━━━ Data records ━━━

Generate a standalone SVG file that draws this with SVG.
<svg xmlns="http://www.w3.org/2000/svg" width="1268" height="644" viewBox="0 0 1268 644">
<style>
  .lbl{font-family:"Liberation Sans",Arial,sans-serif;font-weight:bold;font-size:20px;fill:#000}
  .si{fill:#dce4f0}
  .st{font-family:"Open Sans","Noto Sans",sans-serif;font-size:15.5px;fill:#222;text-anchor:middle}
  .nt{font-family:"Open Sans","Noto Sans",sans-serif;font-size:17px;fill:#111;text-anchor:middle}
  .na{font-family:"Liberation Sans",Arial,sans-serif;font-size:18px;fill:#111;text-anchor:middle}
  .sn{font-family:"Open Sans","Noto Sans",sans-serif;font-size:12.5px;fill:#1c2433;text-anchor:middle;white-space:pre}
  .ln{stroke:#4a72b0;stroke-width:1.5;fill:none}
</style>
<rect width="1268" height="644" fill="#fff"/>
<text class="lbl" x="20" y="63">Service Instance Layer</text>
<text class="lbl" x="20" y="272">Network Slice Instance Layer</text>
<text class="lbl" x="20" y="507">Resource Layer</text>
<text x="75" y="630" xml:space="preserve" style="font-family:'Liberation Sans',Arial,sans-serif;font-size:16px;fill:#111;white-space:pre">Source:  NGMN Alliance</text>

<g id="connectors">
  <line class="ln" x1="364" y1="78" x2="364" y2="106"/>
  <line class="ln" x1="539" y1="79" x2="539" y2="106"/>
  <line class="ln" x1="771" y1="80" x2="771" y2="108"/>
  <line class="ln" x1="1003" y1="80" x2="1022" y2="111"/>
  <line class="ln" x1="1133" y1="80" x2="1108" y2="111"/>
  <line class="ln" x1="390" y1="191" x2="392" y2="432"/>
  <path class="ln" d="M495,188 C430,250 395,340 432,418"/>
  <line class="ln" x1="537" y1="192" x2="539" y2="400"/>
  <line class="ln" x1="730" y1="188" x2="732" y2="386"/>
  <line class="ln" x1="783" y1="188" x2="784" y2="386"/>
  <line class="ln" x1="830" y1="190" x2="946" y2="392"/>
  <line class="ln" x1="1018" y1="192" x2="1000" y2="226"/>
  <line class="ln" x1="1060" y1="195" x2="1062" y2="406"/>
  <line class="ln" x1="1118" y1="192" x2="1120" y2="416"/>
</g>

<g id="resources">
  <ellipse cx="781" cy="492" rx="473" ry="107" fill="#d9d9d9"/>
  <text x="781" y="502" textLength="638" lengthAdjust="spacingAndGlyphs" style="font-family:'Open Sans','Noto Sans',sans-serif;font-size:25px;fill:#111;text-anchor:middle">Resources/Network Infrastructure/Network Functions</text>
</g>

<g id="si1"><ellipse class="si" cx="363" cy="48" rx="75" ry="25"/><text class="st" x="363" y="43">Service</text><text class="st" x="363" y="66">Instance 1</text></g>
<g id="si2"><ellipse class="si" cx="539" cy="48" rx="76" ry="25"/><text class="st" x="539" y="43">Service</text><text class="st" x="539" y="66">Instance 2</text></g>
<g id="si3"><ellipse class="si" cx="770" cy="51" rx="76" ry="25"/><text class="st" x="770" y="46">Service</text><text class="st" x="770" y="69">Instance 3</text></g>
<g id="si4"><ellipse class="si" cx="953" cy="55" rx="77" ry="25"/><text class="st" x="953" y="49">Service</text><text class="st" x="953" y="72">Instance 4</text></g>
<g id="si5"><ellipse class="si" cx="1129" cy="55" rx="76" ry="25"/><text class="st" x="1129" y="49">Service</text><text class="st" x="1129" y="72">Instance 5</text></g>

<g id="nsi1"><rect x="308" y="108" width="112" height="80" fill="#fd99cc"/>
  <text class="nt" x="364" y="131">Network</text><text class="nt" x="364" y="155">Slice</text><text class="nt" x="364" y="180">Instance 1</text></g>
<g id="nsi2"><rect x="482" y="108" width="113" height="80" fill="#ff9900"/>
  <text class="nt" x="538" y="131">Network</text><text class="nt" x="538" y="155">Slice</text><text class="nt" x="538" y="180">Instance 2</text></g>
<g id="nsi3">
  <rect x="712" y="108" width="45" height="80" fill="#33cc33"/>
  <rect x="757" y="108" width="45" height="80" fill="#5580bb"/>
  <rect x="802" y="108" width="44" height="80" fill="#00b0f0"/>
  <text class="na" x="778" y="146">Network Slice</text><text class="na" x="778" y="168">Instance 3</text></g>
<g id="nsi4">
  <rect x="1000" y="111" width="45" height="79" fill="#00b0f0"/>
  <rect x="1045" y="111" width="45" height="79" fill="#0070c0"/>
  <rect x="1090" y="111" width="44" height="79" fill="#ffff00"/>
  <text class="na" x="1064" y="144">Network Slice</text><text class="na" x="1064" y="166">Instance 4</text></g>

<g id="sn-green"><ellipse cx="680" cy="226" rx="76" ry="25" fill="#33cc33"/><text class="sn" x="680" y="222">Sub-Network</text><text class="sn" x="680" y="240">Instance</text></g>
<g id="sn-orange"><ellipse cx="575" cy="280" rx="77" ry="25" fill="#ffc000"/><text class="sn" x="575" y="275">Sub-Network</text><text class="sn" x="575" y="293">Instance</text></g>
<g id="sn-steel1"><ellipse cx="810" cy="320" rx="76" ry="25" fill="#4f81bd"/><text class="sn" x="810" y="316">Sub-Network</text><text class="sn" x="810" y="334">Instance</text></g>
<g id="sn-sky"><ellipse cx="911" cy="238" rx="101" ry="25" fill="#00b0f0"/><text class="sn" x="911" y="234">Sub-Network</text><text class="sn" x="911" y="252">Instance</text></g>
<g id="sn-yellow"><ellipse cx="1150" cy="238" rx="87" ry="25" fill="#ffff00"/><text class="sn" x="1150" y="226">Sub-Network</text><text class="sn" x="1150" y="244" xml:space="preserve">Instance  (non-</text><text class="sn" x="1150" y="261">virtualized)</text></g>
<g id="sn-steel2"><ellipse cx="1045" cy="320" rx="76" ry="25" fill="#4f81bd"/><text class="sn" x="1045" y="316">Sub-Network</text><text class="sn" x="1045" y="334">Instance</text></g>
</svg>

━━━
━━━ Data records ━━━

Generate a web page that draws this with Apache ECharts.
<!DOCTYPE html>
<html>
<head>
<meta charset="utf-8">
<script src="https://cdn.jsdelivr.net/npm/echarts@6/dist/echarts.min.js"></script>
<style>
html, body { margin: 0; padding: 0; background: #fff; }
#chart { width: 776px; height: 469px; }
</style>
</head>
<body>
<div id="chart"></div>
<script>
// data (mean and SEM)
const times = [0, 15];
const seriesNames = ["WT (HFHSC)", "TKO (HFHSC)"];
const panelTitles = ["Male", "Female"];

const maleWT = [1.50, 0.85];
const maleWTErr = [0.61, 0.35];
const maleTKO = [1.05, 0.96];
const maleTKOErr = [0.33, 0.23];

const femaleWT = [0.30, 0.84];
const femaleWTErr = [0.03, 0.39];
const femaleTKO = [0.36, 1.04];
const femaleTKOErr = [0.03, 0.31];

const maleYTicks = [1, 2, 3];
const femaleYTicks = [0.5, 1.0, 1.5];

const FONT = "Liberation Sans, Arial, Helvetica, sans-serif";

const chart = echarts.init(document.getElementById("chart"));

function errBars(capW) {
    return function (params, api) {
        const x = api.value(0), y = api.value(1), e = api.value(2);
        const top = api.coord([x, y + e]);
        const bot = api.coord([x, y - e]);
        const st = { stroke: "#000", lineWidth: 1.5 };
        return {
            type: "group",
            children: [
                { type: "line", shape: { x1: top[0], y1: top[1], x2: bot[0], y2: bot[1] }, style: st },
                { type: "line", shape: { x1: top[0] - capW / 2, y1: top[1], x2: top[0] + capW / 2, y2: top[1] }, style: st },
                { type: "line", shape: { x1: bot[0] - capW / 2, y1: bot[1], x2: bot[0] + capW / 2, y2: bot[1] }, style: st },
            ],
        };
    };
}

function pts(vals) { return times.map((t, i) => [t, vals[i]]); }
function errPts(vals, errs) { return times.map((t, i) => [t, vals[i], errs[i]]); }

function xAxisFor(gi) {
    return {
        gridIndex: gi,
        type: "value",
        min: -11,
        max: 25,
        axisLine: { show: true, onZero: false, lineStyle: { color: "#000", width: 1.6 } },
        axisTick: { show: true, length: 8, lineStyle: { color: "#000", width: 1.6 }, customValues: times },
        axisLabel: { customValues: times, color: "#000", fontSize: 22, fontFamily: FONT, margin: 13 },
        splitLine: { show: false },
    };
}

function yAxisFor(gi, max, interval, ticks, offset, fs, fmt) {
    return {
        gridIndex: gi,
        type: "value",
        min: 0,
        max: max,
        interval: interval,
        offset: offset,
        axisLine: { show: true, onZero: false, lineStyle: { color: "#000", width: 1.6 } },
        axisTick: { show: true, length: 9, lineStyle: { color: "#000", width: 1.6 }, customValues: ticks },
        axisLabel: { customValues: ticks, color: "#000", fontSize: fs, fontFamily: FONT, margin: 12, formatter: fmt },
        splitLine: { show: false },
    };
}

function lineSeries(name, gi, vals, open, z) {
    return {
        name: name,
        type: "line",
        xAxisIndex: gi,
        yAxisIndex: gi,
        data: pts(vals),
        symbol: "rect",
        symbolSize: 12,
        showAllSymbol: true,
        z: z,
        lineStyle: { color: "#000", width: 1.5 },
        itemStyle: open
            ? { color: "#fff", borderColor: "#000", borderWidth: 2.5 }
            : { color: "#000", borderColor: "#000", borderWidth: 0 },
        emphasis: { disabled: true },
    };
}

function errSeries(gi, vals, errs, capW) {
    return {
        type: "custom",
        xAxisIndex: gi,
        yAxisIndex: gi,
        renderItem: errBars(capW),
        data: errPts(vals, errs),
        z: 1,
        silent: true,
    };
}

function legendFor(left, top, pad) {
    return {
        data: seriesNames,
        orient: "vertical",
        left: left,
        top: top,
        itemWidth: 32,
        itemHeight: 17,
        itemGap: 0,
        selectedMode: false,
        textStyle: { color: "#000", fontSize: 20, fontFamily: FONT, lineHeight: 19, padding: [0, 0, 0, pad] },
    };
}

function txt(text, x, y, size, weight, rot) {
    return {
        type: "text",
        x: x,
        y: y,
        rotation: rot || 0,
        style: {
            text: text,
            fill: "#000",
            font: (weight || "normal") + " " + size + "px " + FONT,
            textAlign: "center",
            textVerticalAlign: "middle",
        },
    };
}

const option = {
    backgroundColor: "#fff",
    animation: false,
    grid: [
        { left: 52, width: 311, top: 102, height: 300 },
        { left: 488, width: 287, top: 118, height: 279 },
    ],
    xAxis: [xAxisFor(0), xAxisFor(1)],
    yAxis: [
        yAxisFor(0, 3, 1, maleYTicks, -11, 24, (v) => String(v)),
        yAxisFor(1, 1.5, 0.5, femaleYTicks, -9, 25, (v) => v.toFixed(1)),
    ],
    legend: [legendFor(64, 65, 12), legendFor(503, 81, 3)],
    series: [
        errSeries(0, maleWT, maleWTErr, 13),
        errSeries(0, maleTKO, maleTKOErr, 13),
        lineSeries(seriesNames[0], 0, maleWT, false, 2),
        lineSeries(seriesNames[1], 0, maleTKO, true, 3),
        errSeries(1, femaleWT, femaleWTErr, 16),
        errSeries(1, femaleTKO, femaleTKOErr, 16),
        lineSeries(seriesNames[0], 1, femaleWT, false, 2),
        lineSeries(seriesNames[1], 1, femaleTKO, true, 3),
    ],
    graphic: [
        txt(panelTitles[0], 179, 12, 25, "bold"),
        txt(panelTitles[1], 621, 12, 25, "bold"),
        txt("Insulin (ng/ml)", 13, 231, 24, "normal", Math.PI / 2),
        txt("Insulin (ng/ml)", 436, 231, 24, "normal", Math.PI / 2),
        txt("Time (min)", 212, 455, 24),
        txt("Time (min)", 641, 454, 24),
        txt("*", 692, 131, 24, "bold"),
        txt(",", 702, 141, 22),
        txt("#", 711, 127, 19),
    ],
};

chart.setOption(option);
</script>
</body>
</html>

━━━
━━━ Data records ━━━

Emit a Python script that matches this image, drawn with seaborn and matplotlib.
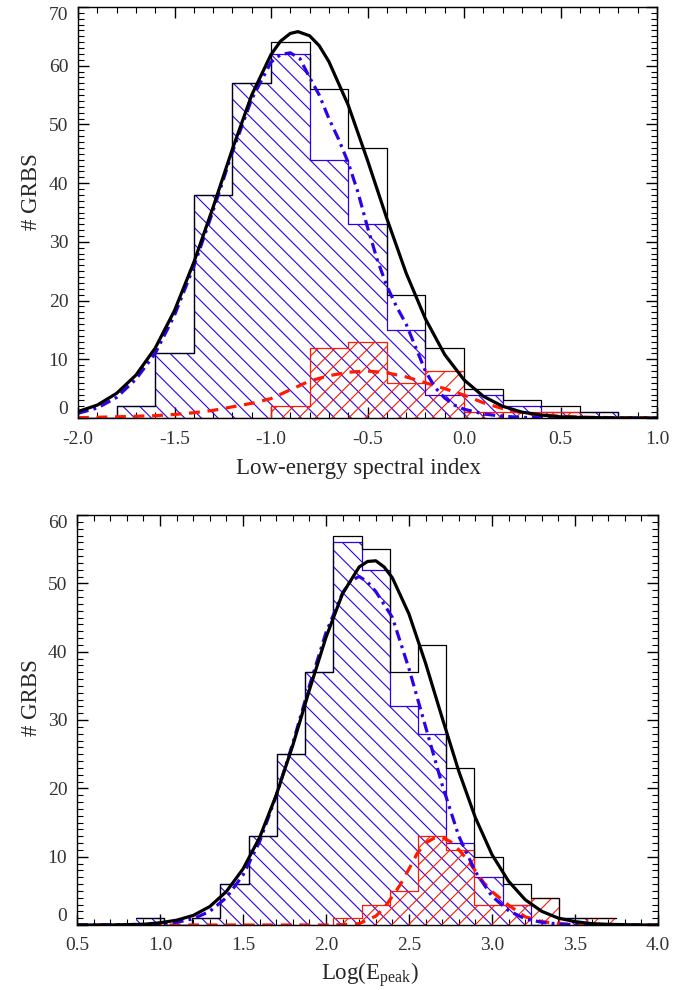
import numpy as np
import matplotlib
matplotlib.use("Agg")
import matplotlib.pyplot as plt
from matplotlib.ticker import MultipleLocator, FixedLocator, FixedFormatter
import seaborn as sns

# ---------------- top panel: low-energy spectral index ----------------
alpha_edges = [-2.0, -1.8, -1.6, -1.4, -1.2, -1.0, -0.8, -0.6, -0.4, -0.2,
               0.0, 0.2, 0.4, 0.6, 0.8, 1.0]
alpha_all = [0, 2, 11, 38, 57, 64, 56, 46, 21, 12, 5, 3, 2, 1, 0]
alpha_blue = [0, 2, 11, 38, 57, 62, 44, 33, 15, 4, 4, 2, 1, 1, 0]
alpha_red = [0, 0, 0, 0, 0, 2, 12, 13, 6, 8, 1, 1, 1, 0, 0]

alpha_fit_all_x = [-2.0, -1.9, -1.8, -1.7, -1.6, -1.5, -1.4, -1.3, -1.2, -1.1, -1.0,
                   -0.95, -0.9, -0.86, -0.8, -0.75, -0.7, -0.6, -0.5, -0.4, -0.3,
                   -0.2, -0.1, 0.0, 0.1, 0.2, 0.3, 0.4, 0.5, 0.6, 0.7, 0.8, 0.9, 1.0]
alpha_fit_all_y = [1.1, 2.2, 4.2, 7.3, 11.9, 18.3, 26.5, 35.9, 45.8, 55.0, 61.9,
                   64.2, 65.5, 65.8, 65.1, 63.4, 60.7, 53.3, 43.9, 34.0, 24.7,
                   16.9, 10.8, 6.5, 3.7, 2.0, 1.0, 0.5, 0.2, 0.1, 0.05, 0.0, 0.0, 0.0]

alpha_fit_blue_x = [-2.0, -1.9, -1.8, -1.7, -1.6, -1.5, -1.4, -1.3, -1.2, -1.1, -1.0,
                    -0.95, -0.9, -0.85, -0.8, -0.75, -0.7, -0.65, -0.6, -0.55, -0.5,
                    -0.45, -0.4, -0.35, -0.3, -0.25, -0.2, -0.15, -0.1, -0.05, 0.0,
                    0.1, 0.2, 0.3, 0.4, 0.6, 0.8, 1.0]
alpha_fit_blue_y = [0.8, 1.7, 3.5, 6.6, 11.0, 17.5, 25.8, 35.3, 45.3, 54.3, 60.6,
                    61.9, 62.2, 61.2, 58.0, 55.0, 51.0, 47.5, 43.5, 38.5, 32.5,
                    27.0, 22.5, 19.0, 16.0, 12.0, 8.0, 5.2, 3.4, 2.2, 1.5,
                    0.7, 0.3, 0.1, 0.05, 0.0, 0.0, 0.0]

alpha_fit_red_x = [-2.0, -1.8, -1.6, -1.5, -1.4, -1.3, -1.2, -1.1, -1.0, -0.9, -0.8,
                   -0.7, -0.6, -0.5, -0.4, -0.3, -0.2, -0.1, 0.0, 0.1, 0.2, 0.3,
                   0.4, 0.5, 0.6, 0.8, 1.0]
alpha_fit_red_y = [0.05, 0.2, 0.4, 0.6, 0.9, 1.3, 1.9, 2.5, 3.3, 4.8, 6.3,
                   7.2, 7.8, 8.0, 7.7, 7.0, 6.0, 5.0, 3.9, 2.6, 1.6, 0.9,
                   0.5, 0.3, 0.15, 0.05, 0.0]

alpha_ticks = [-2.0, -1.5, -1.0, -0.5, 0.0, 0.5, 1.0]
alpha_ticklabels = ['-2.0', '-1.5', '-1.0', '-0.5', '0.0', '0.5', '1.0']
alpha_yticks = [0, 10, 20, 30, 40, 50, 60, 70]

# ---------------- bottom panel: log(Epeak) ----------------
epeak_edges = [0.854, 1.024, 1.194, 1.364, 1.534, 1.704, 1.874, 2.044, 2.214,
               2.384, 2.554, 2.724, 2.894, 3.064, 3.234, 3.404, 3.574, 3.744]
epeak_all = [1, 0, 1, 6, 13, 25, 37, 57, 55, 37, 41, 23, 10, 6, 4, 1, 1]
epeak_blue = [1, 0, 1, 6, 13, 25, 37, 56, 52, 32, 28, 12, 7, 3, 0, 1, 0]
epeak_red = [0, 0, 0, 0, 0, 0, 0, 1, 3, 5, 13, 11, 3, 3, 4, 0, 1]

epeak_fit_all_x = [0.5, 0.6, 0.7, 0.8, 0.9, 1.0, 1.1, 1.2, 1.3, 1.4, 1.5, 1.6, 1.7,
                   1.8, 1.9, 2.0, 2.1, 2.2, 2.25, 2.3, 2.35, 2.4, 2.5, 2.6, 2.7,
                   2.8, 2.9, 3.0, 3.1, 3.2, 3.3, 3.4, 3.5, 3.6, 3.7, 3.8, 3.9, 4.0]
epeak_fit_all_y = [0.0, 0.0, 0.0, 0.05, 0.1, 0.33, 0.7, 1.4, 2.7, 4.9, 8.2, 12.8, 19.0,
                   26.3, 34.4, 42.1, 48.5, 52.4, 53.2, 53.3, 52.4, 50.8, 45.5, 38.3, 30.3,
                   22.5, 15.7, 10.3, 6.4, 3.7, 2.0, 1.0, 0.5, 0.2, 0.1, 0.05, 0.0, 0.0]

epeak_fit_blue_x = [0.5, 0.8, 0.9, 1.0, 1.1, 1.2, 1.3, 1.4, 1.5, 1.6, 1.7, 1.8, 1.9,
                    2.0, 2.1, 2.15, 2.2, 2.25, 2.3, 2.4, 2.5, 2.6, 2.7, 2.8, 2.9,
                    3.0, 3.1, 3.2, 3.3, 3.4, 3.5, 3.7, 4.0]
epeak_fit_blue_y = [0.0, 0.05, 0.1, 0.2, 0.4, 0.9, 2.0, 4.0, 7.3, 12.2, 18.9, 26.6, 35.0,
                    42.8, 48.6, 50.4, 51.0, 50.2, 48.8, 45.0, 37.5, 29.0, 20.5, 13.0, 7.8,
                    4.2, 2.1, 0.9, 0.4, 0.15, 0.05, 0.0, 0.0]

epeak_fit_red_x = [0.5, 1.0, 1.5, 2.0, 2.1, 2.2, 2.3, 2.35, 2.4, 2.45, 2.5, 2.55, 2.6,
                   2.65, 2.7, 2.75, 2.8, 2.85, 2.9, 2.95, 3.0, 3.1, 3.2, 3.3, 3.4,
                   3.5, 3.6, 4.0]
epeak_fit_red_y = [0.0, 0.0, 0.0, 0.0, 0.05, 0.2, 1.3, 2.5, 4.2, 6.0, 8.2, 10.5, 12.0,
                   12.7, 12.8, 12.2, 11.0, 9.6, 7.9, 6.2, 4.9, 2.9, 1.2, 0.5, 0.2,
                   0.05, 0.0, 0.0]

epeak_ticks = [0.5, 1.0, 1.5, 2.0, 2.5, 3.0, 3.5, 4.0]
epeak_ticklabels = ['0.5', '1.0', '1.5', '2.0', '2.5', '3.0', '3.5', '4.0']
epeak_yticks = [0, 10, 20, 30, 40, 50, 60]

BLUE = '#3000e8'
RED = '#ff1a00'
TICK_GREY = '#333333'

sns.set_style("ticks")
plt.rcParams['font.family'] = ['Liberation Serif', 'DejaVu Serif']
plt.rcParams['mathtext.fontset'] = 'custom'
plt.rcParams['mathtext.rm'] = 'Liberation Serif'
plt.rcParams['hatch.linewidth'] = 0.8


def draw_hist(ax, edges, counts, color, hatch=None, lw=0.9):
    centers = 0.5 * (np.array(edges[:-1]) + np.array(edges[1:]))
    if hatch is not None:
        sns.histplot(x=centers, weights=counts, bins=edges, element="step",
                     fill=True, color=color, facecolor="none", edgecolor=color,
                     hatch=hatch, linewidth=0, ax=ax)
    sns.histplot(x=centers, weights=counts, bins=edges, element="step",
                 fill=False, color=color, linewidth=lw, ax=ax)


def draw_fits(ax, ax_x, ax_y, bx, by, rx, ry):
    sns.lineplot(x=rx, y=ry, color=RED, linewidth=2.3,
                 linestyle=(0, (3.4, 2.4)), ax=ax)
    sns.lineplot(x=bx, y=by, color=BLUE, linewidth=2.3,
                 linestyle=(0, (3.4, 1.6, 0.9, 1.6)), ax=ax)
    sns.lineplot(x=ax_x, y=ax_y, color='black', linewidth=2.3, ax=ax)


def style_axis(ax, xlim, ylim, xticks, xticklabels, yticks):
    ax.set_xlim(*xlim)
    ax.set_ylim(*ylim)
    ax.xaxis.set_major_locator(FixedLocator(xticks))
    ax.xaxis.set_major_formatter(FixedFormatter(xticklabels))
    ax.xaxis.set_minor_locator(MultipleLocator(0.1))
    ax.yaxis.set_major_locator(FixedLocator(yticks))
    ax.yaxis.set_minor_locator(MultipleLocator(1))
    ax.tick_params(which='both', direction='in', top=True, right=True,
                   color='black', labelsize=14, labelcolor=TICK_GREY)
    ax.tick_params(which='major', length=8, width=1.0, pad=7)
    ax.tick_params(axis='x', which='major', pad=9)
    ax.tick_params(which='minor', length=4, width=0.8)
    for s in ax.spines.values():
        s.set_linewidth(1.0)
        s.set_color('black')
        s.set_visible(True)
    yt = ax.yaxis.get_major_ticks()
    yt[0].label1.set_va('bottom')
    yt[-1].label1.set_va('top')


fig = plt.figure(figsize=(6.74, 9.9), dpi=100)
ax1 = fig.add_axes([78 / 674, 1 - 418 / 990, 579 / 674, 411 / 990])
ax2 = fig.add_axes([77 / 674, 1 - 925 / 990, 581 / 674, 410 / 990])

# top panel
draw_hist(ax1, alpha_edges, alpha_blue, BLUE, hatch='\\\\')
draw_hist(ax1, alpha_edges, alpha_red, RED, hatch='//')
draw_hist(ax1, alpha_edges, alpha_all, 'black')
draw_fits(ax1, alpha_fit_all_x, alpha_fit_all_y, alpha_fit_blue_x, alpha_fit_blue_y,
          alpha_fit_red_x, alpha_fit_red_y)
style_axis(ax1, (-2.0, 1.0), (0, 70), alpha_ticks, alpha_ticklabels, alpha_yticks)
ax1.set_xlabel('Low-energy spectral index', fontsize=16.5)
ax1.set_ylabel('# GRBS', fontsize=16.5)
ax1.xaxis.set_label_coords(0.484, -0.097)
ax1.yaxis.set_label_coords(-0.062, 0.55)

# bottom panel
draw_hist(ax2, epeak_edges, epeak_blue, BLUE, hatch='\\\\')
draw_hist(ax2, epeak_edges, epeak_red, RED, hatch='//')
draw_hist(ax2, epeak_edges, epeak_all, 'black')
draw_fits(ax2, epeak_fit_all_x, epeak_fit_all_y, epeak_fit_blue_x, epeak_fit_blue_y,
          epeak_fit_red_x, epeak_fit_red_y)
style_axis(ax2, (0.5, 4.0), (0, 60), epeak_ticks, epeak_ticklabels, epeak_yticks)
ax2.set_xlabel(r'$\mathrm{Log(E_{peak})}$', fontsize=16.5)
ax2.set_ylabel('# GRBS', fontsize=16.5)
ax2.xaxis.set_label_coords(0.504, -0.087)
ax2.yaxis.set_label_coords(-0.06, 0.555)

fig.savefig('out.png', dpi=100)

━━━

» **Task requirements**
Copy exactly the stretch of lines that starts at the line holding "Emit a Python" and ends at the line holding "import seaborn as sns". Drop the pictures.

» **Task response**
Emit a Python script that matches this image, drawn with seaborn and matplotlib.
import numpy as np
import matplotlib
matplotlib.use("Agg")
import matplotlib.pyplot as plt
from matplotlib.ticker import MultipleLocator, FixedLocator, FixedFormatter
import seaborn as sns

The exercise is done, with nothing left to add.